Almost everything is anglo-centric unless you look into specific vocabularies and jargon of specific cultures you want to study from, which is difficult when some of us come from nonwhite or non-WASP backgrounds.
I always found it to be better to research specific practices of occultism, witchcraft, spirituality, "superstitions" and folklore of specific regions and time periods.
Additionally, gentrified witchcraft I've noticed comes with the idea that witchcraft is inherently tied to a specific definition of nature, and that humans or human intervention is tainted or sinful somehow.
There's this interesting fetishization for "celtic" (specifically Irish and Scottish, as the other celtics are forgotten or ignored) in tandem with this idea that because media depicts them as Very Green (literally green grass plains), they therefore must be The Most connected to Pure, Untouched Nature.

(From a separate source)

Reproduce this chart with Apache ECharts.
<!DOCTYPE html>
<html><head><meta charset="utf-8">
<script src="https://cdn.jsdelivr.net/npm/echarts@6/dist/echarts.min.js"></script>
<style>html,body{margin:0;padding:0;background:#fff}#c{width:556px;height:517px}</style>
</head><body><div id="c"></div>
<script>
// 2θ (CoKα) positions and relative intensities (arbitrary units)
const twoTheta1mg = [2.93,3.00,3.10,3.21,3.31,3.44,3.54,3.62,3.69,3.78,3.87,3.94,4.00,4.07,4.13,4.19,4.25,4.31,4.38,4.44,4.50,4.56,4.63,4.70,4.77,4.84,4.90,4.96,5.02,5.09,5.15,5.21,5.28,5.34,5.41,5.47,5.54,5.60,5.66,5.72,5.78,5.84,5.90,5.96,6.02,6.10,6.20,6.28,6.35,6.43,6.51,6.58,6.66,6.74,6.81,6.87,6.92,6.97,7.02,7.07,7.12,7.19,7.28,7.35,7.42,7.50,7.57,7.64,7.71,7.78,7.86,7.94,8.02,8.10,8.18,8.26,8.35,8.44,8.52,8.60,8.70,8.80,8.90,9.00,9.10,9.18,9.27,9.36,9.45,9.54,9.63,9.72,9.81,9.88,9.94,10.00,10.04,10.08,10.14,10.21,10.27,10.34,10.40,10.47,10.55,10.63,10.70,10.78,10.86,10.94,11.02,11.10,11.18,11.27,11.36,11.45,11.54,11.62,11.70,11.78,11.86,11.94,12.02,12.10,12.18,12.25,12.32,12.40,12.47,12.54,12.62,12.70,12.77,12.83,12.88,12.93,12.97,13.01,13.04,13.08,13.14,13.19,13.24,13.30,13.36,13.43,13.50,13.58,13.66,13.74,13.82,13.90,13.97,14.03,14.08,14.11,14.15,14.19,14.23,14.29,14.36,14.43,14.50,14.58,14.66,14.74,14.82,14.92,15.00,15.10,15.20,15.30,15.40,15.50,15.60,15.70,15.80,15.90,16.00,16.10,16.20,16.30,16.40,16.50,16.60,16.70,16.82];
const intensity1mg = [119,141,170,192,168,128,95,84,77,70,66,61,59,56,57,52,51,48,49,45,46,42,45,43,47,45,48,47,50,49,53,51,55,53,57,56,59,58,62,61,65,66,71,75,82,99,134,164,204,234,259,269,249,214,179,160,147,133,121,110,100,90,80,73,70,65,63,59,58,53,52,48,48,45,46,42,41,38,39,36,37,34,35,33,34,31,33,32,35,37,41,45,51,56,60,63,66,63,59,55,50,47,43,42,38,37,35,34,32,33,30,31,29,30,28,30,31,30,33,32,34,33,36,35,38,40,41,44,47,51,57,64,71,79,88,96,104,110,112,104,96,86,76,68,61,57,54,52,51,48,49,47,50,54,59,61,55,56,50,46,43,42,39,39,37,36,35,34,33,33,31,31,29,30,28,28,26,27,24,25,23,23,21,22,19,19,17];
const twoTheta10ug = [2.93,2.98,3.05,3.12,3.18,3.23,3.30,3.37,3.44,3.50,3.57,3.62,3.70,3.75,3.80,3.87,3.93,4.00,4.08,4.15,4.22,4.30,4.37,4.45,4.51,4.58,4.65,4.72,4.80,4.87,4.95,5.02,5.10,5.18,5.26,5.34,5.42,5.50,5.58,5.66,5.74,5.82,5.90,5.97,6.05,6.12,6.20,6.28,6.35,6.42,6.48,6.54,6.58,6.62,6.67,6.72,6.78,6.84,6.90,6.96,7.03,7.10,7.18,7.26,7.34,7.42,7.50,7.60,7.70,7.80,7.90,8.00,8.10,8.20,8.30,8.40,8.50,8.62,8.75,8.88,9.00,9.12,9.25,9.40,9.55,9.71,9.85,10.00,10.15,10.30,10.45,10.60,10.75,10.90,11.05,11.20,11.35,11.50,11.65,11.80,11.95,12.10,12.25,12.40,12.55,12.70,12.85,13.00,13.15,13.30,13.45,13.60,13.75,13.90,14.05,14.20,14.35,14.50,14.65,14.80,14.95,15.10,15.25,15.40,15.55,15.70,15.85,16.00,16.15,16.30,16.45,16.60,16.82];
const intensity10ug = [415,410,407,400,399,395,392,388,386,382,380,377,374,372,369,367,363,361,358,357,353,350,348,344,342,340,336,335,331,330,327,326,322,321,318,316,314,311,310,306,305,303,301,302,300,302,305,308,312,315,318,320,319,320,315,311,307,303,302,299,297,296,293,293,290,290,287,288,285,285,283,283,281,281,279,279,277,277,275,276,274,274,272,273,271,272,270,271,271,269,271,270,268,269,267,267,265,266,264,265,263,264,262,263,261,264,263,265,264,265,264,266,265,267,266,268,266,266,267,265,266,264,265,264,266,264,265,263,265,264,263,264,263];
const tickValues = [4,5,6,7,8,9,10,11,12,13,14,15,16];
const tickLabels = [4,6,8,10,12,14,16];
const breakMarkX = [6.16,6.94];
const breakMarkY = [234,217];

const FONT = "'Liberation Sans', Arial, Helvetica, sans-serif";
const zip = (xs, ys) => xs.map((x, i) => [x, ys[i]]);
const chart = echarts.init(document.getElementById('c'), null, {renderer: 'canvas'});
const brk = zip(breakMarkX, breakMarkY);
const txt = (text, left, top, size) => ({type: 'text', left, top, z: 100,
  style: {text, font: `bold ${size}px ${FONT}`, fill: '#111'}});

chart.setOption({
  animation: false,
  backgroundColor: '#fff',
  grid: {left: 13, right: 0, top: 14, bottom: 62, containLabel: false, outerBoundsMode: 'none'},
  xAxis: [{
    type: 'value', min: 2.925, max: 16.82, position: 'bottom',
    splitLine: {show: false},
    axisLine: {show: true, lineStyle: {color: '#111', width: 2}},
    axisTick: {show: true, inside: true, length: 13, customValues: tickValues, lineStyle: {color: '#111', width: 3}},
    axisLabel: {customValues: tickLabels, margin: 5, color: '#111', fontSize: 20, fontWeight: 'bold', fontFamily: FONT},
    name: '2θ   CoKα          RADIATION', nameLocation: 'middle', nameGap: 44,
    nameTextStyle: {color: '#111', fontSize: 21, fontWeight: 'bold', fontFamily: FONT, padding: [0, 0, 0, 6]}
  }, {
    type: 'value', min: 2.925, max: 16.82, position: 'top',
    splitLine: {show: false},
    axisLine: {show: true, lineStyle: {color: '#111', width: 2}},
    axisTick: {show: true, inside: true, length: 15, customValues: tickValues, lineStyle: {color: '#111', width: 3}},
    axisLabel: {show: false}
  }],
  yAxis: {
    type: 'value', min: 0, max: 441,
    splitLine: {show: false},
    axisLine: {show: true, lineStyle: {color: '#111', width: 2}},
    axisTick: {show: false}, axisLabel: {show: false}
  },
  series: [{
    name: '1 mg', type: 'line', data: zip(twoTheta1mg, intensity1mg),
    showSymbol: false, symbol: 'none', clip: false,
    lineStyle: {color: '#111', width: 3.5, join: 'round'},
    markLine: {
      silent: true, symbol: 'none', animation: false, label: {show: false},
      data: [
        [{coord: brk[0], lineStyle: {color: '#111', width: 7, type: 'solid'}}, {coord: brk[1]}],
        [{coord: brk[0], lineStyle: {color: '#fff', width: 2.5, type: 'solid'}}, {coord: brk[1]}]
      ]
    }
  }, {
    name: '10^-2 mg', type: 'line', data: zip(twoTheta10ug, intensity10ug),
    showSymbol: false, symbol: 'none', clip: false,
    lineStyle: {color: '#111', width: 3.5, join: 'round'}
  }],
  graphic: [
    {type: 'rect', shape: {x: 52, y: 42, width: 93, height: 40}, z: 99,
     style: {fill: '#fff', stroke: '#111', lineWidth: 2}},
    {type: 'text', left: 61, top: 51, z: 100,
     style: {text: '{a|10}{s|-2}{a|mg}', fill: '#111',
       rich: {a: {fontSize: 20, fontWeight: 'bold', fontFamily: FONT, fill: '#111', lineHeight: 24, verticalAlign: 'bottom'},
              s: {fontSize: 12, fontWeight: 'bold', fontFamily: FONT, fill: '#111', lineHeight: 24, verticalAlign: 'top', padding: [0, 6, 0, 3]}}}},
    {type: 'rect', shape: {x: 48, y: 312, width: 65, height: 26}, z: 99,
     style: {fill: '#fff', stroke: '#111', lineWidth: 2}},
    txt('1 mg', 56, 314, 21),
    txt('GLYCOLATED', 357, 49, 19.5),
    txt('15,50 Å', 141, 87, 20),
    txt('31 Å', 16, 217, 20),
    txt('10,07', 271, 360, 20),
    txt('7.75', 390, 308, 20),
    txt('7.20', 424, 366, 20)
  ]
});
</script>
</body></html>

I've always had a bone to pick with the idea that witchcraft is inherently about "nature" as if cities and people aren't also part of nature, or that all human advancements are grotesque, or that the only advancements allowed are things that are as raw as possible.
It starts to sound like the old discourse of citrine being "not real" because it's often colored via human intervention, or even more extreme anti-GMO and similar discourses, that because humans intervened with something it is now "tainted" which more or less just sounds like Catholic Original Sin with extra steps to me.
Divorcing people from nature while simultaneously noble-savaging Irish, Scottish, and Indigenous peoples does no one any favors in witchcraft and occultism. Everything comes from nature because there is literally nothing else But nature and the things we extract from it.
A lot of these cultures mixed, you're going to find bits of X, Y, and Z cultures kind of mixed together naturally, either because they happened to be similar, live in similar environments, or simply because they are neighbors and maybe one person married another and they mixed their cultures. Sometimes, you're going to find aspects of mixed beliefs, such as colonization giving way to certain aspects of syncretism. So while I don't think there's anything necessarily wrong with mixed witchcraft books and resources, it's frustrating that people seem to believe there is an actual, identifiable universality to witchcraft.